30th January: This Day In History

It’s the 30th January.  It is a date that always strikes me as one which attracts “events”.  The history books seem to have more than their fair share of this date, and I have often wondered why.  Perhaps it is just that certain events of which I am aware have occurred on this date, and therefore I link them in my mind creating an illusion of connection, or perhaps it is just coincidence.


There are some events that have occurred on this day over the years that may be seen in a negative light.  Famously, on this day in 1649, the King of England, Charles I, was executed, and heralded the start of the short-lived English Commonwealth.  Twelve years later, Oliver Cromwell was executed on this day.  This was less of an issue for him, as he had actually been dead for two years at the time, but his body was exhumed and ritually executed for good measure.


In 1835, the US suffered it’s first attempted assassination of its head of state.  An attempt was made on the life of President Andrew Jackson, but the gunman, Richard Lawrence, was overwhelmed. In 1889, Archduke Crown Prince Rudolf of Austria was found dead with his mistress, in an apparent suicide.


Move forward to 1933, and we see Adolf Hitler being sworn in as Chancellor of Germany, and in 1943, The USS Chicago is sunk. In 1945, the Wilhelm Gustloff, overloaded with refugees, is torpedoed in the Baltic, killing an incredible 9400 people.  This is the worst known maritime disaster for loss of life.


In 1948, Ghandi was assassinated, and in 1956, Martin Luther King Jr’s house was bombed.  In 1959, the “unsinkable” MS Hans Hedtoft sinks, with a loss of all 95 onboard.  In 1964, there is a coup in South Vietnam, in 1965 Britain’s wartime Prime Minister Winston Churchill was buried, and in 1972 is one of the incidents that has become known around the world as “Bloody Sunday”, this the one in Northern Ireland.  In 1979, a Varig airliner went missing over the pacific, and in 2000, Kenya Airways flight 431 crashes into the Atlantic, with the loss of 169 people.  The American embassy in Kabul closed on this day in 1989, and even the Beatles had bad news on this day, with their last public performance on the roof of Apple Records on London on 30th January 1969.

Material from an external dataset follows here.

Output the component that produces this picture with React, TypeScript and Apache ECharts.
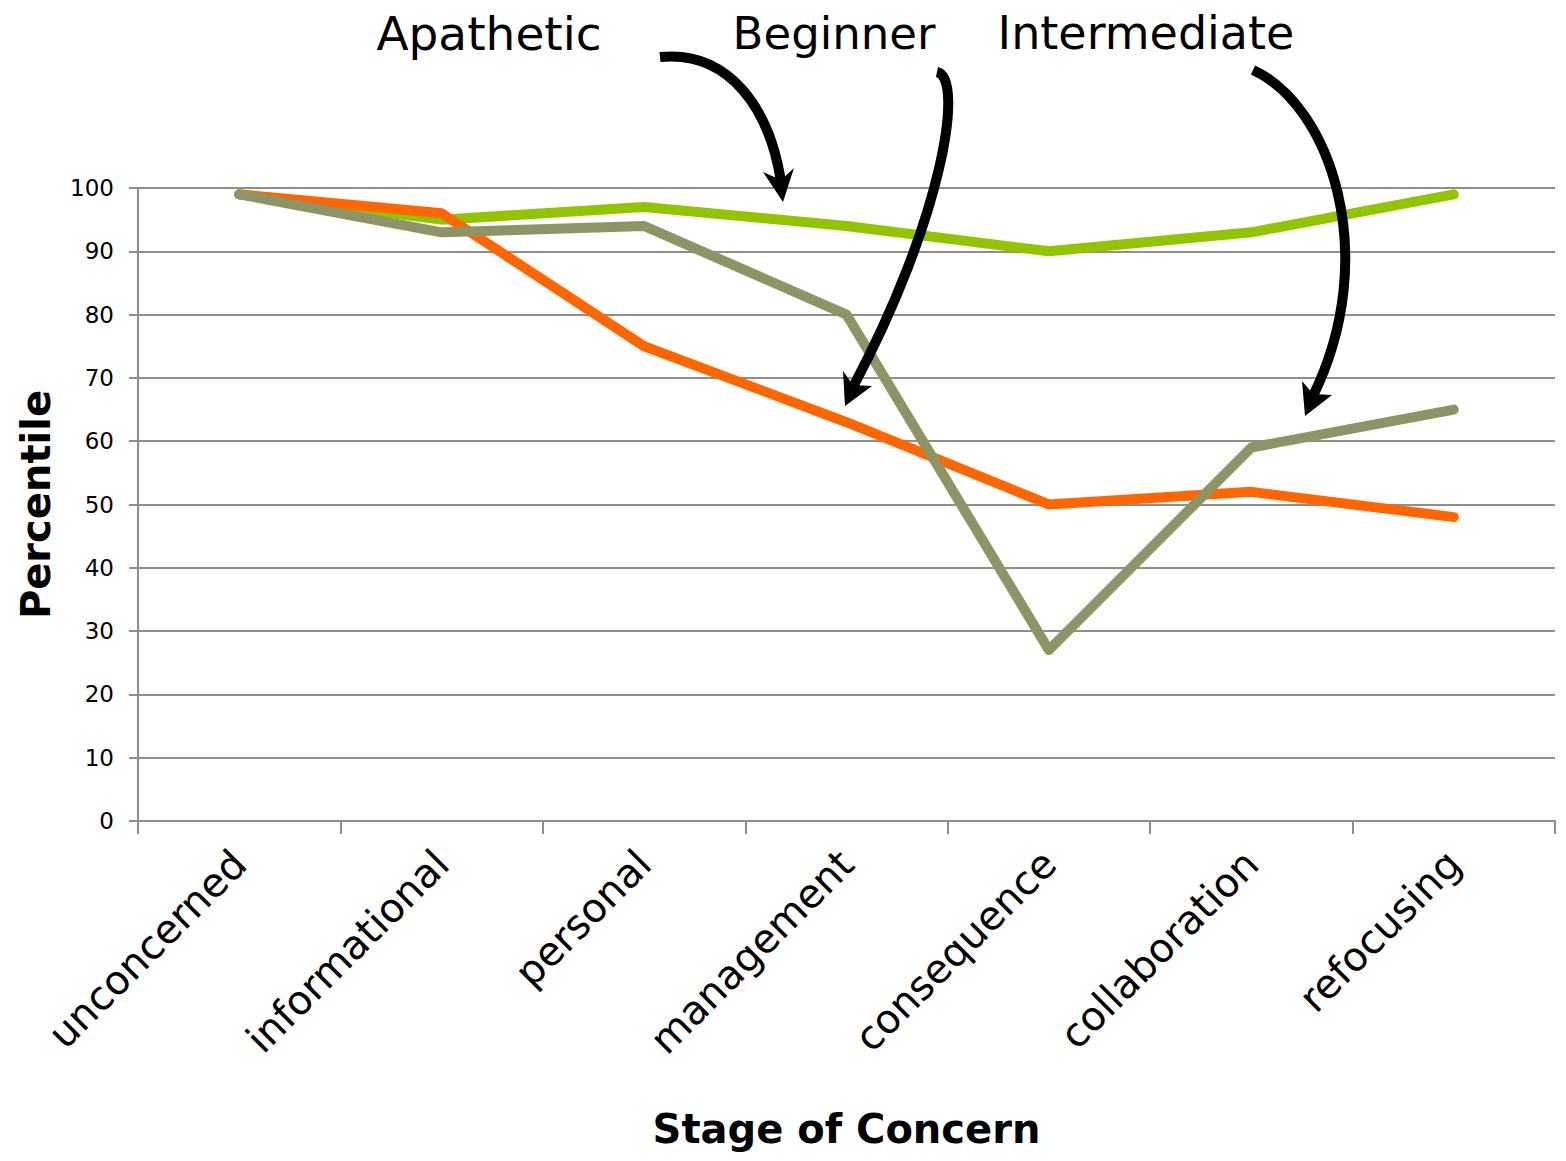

This day has also seen the passing of John Barry, Jeremy Beadle, and Gerald Durrell.


It has not, though, all been bad news.  There have been equally a number of good incidents on the 30th January, often linked to either peace or innovation.


In 1018, it saw the Peace of Bautzen, and in 1648, The Treaty of Münster and Osnabrück is signed ending the Eighty Years War.


In 1790, the first purpose built lifeboat was trialled on the river Tyne, and in 1806, the original Lower Trenton Bridge between Pennsylvania and New Jersey opened, as did the Menai Suspension Bridge 20 years later. In 1820, Edward Bransfield spotted the Trinity Peninsula, and claimed the discovery of Antarctica. The town of Yerba Buena became San Francisco.  In 1858, the first Halle concert in Manchester took place, marking the founding of the Halle Orchestra.  In 1862, the first US Ironclad, the USS Monitor, was launched.


In 1911, The USS Terry made the first airplane rescue at sea, near Havana.


It even saw the birth of such luminaries as Percy Thrower, Gene Hackman, Boris Spassky, Christian Bale, Dimitar Berbatov, Peter Crouch, and even Phil Collins.


However, I always remember a conversation that I had nearly twenty years ago with a friend called Georgina.  She mentioned that her birthday was on the 30th January, and I pointed out some (or, perhaps most) of the less auspicious things that had happened on this day over the years.  When I first wrote this, I had not seen Georgina for seventeen years, but we did meet up in 2013 in Sydney, and it was great to catch up after all that time.  However, on the morning that I was initially writing this, I was driving to the station, and was prompted by the radio that it was, in fact, the 30th January, my mind scanned through the various world events of this day in history, and settled on thinking, “Happy Birthday, Georgina”.